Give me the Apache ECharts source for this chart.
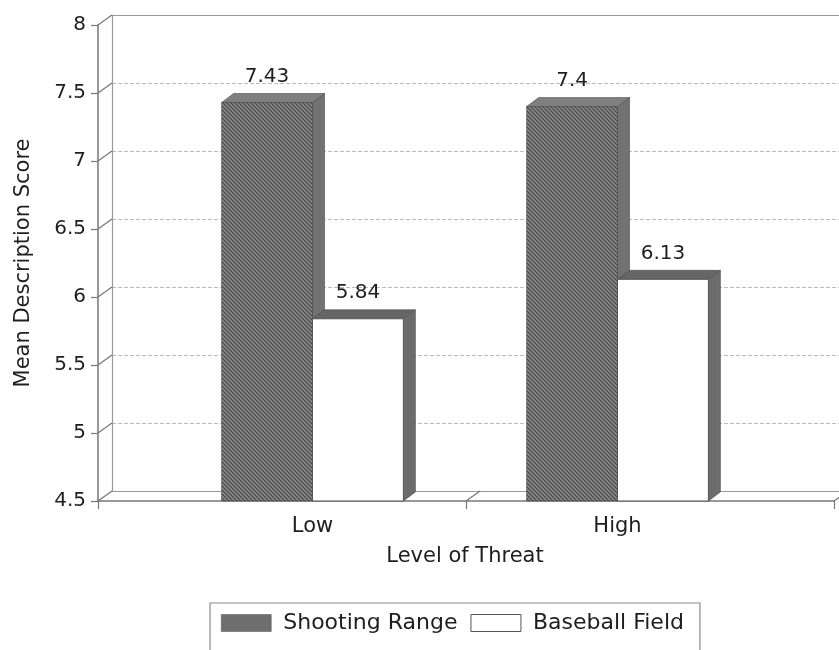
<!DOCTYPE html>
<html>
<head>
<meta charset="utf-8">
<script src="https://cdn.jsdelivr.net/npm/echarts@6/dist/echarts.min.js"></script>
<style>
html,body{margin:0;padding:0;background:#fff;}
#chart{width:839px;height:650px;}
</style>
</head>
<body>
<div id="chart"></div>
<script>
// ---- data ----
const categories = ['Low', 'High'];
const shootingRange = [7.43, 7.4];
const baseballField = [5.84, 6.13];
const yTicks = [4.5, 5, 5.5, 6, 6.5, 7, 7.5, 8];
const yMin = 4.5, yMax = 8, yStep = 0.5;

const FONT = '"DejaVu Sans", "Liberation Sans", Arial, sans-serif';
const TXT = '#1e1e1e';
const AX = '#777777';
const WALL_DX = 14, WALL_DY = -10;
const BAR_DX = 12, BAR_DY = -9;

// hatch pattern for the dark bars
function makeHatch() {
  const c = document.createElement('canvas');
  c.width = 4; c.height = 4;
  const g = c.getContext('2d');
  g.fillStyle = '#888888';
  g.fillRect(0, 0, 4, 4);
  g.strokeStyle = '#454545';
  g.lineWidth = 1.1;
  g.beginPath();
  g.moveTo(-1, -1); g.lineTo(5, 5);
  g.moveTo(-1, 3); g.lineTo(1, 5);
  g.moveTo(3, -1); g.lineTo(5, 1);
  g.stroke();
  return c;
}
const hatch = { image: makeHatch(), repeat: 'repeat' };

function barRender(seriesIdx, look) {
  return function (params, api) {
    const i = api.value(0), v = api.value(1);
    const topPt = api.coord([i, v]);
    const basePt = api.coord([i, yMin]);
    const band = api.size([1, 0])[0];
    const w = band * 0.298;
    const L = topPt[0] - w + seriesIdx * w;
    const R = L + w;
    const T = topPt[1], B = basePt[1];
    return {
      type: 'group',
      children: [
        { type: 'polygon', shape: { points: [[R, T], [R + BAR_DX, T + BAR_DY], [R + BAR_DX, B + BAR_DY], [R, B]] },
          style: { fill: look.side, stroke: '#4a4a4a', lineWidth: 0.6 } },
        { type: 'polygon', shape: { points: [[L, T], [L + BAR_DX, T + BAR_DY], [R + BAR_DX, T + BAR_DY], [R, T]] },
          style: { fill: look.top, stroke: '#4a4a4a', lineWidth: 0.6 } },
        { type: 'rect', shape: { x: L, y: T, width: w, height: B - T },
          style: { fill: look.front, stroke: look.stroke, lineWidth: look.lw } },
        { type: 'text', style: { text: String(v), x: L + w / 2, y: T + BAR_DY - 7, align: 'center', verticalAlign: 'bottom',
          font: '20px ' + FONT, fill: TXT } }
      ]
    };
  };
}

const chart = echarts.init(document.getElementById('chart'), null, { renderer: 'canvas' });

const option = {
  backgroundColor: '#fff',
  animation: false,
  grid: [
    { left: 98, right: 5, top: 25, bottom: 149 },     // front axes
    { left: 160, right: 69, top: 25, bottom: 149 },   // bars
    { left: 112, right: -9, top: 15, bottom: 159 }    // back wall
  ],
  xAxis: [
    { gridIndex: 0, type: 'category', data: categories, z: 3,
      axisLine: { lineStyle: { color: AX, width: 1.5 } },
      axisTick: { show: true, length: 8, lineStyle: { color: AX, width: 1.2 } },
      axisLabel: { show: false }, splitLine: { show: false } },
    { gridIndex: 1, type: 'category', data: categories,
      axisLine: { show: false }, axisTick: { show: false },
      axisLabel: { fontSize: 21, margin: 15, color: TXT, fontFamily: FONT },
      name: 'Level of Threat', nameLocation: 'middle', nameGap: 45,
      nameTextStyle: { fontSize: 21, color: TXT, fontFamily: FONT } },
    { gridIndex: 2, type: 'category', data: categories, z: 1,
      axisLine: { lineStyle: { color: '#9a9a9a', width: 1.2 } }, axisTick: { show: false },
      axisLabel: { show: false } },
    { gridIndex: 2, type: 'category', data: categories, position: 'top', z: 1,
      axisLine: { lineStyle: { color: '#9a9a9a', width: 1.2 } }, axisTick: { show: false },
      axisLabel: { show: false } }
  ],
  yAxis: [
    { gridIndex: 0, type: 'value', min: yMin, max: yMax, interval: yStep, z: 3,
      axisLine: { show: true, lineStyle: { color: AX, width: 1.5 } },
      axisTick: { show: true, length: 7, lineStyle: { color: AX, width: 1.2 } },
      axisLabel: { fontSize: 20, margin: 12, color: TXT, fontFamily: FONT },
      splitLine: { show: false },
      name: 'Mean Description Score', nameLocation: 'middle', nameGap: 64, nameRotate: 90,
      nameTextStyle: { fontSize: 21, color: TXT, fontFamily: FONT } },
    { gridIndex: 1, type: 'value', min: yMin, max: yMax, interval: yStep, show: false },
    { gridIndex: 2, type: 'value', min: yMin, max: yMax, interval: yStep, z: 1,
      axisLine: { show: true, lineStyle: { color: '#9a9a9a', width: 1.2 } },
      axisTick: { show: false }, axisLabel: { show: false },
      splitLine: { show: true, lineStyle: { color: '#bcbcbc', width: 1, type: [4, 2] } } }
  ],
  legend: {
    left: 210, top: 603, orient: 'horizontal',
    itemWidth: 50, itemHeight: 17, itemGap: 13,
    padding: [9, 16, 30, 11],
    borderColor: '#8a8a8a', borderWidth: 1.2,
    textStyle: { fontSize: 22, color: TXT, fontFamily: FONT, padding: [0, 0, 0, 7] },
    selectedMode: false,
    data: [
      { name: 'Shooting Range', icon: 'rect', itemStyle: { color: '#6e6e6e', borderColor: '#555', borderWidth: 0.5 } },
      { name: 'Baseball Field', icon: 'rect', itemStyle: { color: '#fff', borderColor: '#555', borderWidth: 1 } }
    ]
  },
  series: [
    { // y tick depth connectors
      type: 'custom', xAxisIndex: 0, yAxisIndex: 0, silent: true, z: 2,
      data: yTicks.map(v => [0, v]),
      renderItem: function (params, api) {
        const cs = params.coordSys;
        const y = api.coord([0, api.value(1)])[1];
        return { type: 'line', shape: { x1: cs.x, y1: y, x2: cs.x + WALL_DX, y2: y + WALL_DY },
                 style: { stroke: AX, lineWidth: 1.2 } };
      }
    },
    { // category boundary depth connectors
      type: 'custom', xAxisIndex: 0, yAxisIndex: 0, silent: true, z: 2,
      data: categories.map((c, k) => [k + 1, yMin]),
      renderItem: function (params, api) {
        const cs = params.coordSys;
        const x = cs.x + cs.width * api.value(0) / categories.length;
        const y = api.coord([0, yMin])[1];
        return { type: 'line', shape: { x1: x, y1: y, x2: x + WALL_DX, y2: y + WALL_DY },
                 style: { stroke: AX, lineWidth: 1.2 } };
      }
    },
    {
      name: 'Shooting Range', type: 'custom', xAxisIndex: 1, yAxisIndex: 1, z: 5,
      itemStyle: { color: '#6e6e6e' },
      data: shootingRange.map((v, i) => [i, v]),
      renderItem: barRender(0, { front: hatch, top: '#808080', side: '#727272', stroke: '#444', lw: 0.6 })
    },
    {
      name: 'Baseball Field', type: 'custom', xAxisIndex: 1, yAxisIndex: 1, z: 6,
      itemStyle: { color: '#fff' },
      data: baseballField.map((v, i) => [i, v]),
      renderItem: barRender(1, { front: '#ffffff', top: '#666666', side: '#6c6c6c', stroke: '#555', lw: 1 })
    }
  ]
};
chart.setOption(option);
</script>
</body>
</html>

DIRECTIONS: Reproduce the data above in full, exactly as it is, with the pictures left out.

ANSWER IN FULL:
Give me the Apache ECharts source for this chart.
<!DOCTYPE html>
<html>
<head>
<meta charset="utf-8">
<script src="https://cdn.jsdelivr.net/npm/echarts@6/dist/echarts.min.js"></script>
<style>
html,body{margin:0;padding:0;background:#fff;}
#chart{width:839px;height:650px;}
</style>
</head>
<body>
<div id="chart"></div>
<script>
// ---- data ----
const categories = ['Low', 'High'];
const shootingRange = [7.43, 7.4];
const baseballField = [5.84, 6.13];
const yTicks = [4.5, 5, 5.5, 6, 6.5, 7, 7.5, 8];
const yMin = 4.5, yMax = 8, yStep = 0.5;

const FONT = '"DejaVu Sans", "Liberation Sans", Arial, sans-serif';
const TXT = '#1e1e1e';
const AX = '#777777';
const WALL_DX = 14, WALL_DY = -10;
const BAR_DX = 12, BAR_DY = -9;

// hatch pattern for the dark bars
function makeHatch() {
  const c = document.createElement('canvas');
  c.width = 4; c.height = 4;
  const g = c.getContext('2d');
  g.fillStyle = '#888888';
  g.fillRect(0, 0, 4, 4);
  g.strokeStyle = '#454545';
  g.lineWidth = 1.1;
  g.beginPath();
  g.moveTo(-1, -1); g.lineTo(5, 5);
  g.moveTo(-1, 3); g.lineTo(1, 5);
  g.moveTo(3, -1); g.lineTo(5, 1);
  g.stroke();
  return c;
}
const hatch = { image: makeHatch(), repeat: 'repeat' };

function barRender(seriesIdx, look) {
  return function (params, api) {
    const i = api.value(0), v = api.value(1);
    const topPt = api.coord([i, v]);
    const basePt = api.coord([i, yMin]);
    const band = api.size([1, 0])[0];
    const w = band * 0.298;
    const L = topPt[0] - w + seriesIdx * w;
    const R = L + w;
    const T = topPt[1], B = basePt[1];
    return {
      type: 'group',
      children: [
        { type: 'polygon', shape: { points: [[R, T], [R + BAR_DX, T + BAR_DY], [R + BAR_DX, B + BAR_DY], [R, B]] },
          style: { fill: look.side, stroke: '#4a4a4a', lineWidth: 0.6 } },
        { type: 'polygon', shape: { points: [[L, T], [L + BAR_DX, T + BAR_DY], [R + BAR_DX, T + BAR_DY], [R, T]] },
          style: { fill: look.top, stroke: '#4a4a4a', lineWidth: 0.6 } },
        { type: 'rect', shape: { x: L, y: T, width: w, height: B - T },
          style: { fill: look.front, stroke: look.stroke, lineWidth: look.lw } },
        { type: 'text', style: { text: String(v), x: L + w / 2, y: T + BAR_DY - 7, align: 'center', verticalAlign: 'bottom',
          font: '20px ' + FONT, fill: TXT } }
      ]
    };
  };
}

const chart = echarts.init(document.getElementById('chart'), null, { renderer: 'canvas' });

const option = {
  backgroundColor: '#fff',
  animation: false,
  grid: [
    { left: 98, right: 5, top: 25, bottom: 149 },     // front axes
    { left: 160, right: 69, top: 25, bottom: 149 },   // bars
    { left: 112, right: -9, top: 15, bottom: 159 }    // back wall
  ],
  xAxis: [
    { gridIndex: 0, type: 'category', data: categories, z: 3,
      axisLine: { lineStyle: { color: AX, width: 1.5 } },
      axisTick: { show: true, length: 8, lineStyle: { color: AX, width: 1.2 } },
      axisLabel: { show: false }, splitLine: { show: false } },
    { gridIndex: 1, type: 'category', data: categories,
      axisLine: { show: false }, axisTick: { show: false },
      axisLabel: { fontSize: 21, margin: 15, color: TXT, fontFamily: FONT },
      name: 'Level of Threat', nameLocation: 'middle', nameGap: 45,
      nameTextStyle: { fontSize: 21, color: TXT, fontFamily: FONT } },
    { gridIndex: 2, type: 'category', data: categories, z: 1,
      axisLine: { lineStyle: { color: '#9a9a9a', width: 1.2 } }, axisTick: { show: false },
      axisLabel: { show: false } },
    { gridIndex: 2, type: 'category', data: categories, position: 'top', z: 1,
      axisLine: { lineStyle: { color: '#9a9a9a', width: 1.2 } }, axisTick: { show: false },
      axisLabel: { show: false } }
  ],
  yAxis: [
    { gridIndex: 0, type: 'value', min: yMin, max: yMax, interval: yStep, z: 3,
      axisLine: { show: true, lineStyle: { color: AX, width: 1.5 } },
      axisTick: { show: true, length: 7, lineStyle: { color: AX, width: 1.2 } },
      axisLabel: { fontSize: 20, margin: 12, color: TXT, fontFamily: FONT },
      splitLine: { show: false },
      name: 'Mean Description Score', nameLocation: 'middle', nameGap: 64, nameRotate: 90,
      nameTextStyle: { fontSize: 21, color: TXT, fontFamily: FONT } },
    { gridIndex: 1, type: 'value', min: yMin, max: yMax, interval: yStep, show: false },
    { gridIndex: 2, type: 'value', min: yMin, max: yMax, interval: yStep, z: 1,
      axisLine: { show: true, lineStyle: { color: '#9a9a9a', width: 1.2 } },
      axisTick: { show: false }, axisLabel: { show: false },
      splitLine: { show: true, lineStyle: { color: '#bcbcbc', width: 1, type: [4, 2] } } }
  ],
  legend: {
    left: 210, top: 603, orient: 'horizontal',
    itemWidth: 50, itemHeight: 17, itemGap: 13,
    padding: [9, 16, 30, 11],
    borderColor: '#8a8a8a', borderWidth: 1.2,
    textStyle: { fontSize: 22, color: TXT, fontFamily: FONT, padding: [0, 0, 0, 7] },
    selectedMode: false,
    data: [
      { name: 'Shooting Range', icon: 'rect', itemStyle: { color: '#6e6e6e', borderColor: '#555', borderWidth: 0.5 } },
      { name: 'Baseball Field', icon: 'rect', itemStyle: { color: '#fff', borderColor: '#555', borderWidth: 1 } }
    ]
  },
  series: [
    { // y tick depth connectors
      type: 'custom', xAxisIndex: 0, yAxisIndex: 0, silent: true, z: 2,
      data: yTicks.map(v => [0, v]),
      renderItem: function (params, api) {
        const cs = params.coordSys;
        const y = api.coord([0, api.value(1)])[1];
        return { type: 'line', shape: { x1: cs.x, y1: y, x2: cs.x + WALL_DX, y2: y + WALL_DY },
                 style: { stroke: AX, lineWidth: 1.2 } };
      }
    },
    { // category boundary depth connectors
      type: 'custom', xAxisIndex: 0, yAxisIndex: 0, silent: true, z: 2,
      data: categories.map((c, k) => [k + 1, yMin]),
      renderItem: function (params, api) {
        const cs = params.coordSys;
        const x = cs.x + cs.width * api.value(0) / categories.length;
        const y = api.coord([0, yMin])[1];
        return { type: 'line', shape: { x1: x, y1: y, x2: x + WALL_DX, y2: y + WALL_DY },
                 style: { stroke: AX, lineWidth: 1.2 } };
      }
    },
    {
      name: 'Shooting Range', type: 'custom', xAxisIndex: 1, yAxisIndex: 1, z: 5,
      itemStyle: { color: '#6e6e6e' },
      data: shootingRange.map((v, i) => [i, v]),
      renderItem: barRender(0, { front: hatch, top: '#808080', side: '#727272', stroke: '#444', lw: 0.6 })
    },
    {
      name: 'Baseball Field', type: 'custom', xAxisIndex: 1, yAxisIndex: 1, z: 6,
      itemStyle: { color: '#fff' },
      data: baseballField.map((v, i) => [i, v]),
      renderItem: barRender(1, { front: '#ffffff', top: '#666666', side: '#6c6c6c', stroke: '#555', lw: 1 })
    }
  ]
};
chart.setOption(option);
</script>
</body>
</html>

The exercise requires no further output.